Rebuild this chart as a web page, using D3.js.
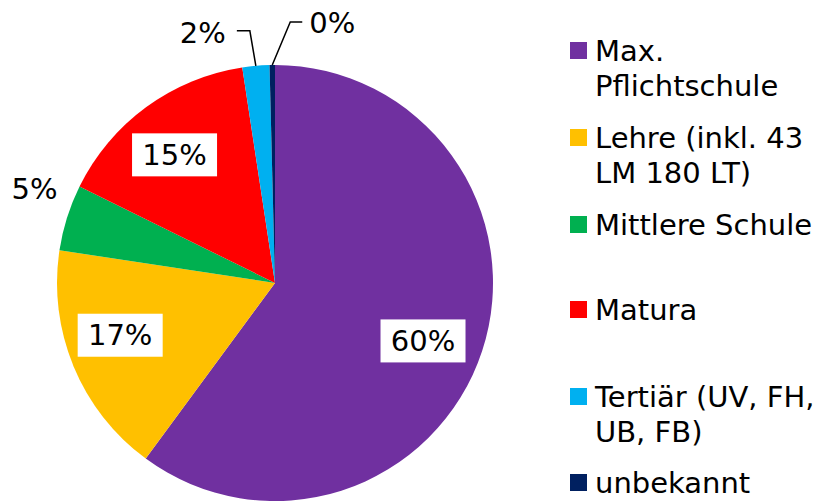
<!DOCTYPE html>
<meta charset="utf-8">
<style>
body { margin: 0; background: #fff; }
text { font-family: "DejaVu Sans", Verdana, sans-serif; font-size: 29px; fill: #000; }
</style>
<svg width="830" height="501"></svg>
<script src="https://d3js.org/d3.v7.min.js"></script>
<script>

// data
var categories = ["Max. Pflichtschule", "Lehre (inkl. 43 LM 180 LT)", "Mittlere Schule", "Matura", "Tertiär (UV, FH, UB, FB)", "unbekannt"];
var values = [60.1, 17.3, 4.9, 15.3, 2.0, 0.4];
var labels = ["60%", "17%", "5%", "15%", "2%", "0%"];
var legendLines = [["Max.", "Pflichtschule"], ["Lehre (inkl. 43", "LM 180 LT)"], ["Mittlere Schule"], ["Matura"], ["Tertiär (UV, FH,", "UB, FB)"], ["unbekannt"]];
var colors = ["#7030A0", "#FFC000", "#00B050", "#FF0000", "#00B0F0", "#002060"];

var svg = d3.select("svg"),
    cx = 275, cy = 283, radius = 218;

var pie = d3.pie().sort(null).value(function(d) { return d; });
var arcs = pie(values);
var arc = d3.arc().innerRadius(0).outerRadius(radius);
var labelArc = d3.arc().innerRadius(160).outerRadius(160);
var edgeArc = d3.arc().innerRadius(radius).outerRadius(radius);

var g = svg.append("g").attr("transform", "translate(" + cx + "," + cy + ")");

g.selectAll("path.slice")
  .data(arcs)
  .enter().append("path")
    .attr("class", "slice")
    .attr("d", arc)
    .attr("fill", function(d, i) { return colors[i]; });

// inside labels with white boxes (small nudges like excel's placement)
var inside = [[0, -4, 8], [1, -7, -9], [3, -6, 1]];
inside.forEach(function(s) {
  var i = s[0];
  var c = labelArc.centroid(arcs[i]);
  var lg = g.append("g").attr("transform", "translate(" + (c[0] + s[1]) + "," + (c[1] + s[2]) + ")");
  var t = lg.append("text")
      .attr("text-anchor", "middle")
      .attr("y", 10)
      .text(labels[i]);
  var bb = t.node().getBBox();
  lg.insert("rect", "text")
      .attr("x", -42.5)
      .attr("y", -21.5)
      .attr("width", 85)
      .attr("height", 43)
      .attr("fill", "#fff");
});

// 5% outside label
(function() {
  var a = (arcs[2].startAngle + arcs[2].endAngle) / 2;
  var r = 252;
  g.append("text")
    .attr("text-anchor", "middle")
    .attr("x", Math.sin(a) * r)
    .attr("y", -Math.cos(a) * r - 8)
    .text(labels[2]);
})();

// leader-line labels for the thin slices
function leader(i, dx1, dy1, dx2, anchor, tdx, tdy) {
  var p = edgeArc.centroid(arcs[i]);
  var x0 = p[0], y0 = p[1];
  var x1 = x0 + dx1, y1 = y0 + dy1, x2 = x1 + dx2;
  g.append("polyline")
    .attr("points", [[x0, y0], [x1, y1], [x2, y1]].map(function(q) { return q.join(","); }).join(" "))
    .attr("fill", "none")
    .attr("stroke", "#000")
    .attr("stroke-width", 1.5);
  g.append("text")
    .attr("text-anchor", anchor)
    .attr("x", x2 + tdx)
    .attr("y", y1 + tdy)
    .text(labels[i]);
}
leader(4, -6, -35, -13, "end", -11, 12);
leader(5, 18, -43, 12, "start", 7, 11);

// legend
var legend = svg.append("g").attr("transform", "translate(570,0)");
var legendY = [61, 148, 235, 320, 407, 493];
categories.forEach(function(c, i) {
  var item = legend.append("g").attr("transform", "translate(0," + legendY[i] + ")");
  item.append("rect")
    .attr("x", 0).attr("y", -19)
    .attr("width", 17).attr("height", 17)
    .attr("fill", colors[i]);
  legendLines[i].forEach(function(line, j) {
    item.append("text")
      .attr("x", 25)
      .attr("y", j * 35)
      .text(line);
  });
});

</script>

__Written request__
Write out each line of the data exactly; the images should be left out.

__Worked solution__
Rebuild this chart as a web page, using D3.js.
<!DOCTYPE html>
<meta charset="utf-8">
<style>
body { margin: 0; background: #fff; }
text { font-family: "DejaVu Sans", Verdana, sans-serif; font-size: 29px; fill: #000; }
</style>
<svg width="830" height="501"></svg>
<script src="https://d3js.org/d3.v7.min.js"></script>
<script>

// data
var categories = ["Max. Pflichtschule", "Lehre (inkl. 43 LM 180 LT)", "Mittlere Schule", "Matura", "Tertiär (UV, FH, UB, FB)", "unbekannt"];
var values = [60.1, 17.3, 4.9, 15.3, 2.0, 0.4];
var labels = ["60%", "17%", "5%", "15%", "2%", "0%"];
var legendLines = [["Max.", "Pflichtschule"], ["Lehre (inkl. 43", "LM 180 LT)"], ["Mittlere Schule"], ["Matura"], ["Tertiär (UV, FH,", "UB, FB)"], ["unbekannt"]];
var colors = ["#7030A0", "#FFC000", "#00B050", "#FF0000", "#00B0F0", "#002060"];

var svg = d3.select("svg"),
    cx = 275, cy = 283, radius = 218;

var pie = d3.pie().sort(null).value(function(d) { return d; });
var arcs = pie(values);
var arc = d3.arc().innerRadius(0).outerRadius(radius);
var labelArc = d3.arc().innerRadius(160).outerRadius(160);
var edgeArc = d3.arc().innerRadius(radius).outerRadius(radius);

var g = svg.append("g").attr("transform", "translate(" + cx + "," + cy + ")");

g.selectAll("path.slice")
  .data(arcs)
  .enter().append("path")
    .attr("class", "slice")
    .attr("d", arc)
    .attr("fill", function(d, i) { return colors[i]; });

// inside labels with white boxes (small nudges like excel's placement)
var inside = [[0, -4, 8], [1, -7, -9], [3, -6, 1]];
inside.forEach(function(s) {
  var i = s[0];
  var c = labelArc.centroid(arcs[i]);
  var lg = g.append("g").attr("transform", "translate(" + (c[0] + s[1]) + "," + (c[1] + s[2]) + ")");
  var t = lg.append("text")
      .attr("text-anchor", "middle")
      .attr("y", 10)
      .text(labels[i]);
  var bb = t.node().getBBox();
  lg.insert("rect", "text")
      .attr("x", -42.5)
      .attr("y", -21.5)
      .attr("width", 85)
      .attr("height", 43)
      .attr("fill", "#fff");
});

// 5% outside label
(function() {
  var a = (arcs[2].startAngle + arcs[2].endAngle) / 2;
  var r = 252;
  g.append("text")
    .attr("text-anchor", "middle")
    .attr("x", Math.sin(a) * r)
    .attr("y", -Math.cos(a) * r - 8)
    .text(labels[2]);
})();

// leader-line labels for the thin slices
function leader(i, dx1, dy1, dx2, anchor, tdx, tdy) {
  var p = edgeArc.centroid(arcs[i]);
  var x0 = p[0], y0 = p[1];
  var x1 = x0 + dx1, y1 = y0 + dy1, x2 = x1 + dx2;
  g.append("polyline")
    .attr("points", [[x0, y0], [x1, y1], [x2, y1]].map(function(q) { return q.join(","); }).join(" "))
    .attr("fill", "none")
    .attr("stroke", "#000")
    .attr("stroke-width", 1.5);
  g.append("text")
    .attr("text-anchor", anchor)
    .attr("x", x2 + tdx)
    .attr("y", y1 + tdy)
    .text(labels[i]);
}
leader(4, -6, -35, -13, "end", -11, 12);
leader(5, 18, -43, 12, "start", 7, 11);

// legend
var legend = svg.append("g").attr("transform", "translate(570,0)");
var legendY = [61, 148, 235, 320, 407, 493];
categories.forEach(function(c, i) {
  var item = legend.append("g").attr("transform", "translate(0," + legendY[i] + ")");
  item.append("rect")
    .attr("x", 0).attr("y", -19)
    .attr("width", 17).attr("height", 17)
    .attr("fill", colors[i]);
  legendLines[i].forEach(function(line, j) {
    item.append("text")
      .attr("x", 25)
      .attr("y", j * 35)
      .text(line);
  });
});

</script>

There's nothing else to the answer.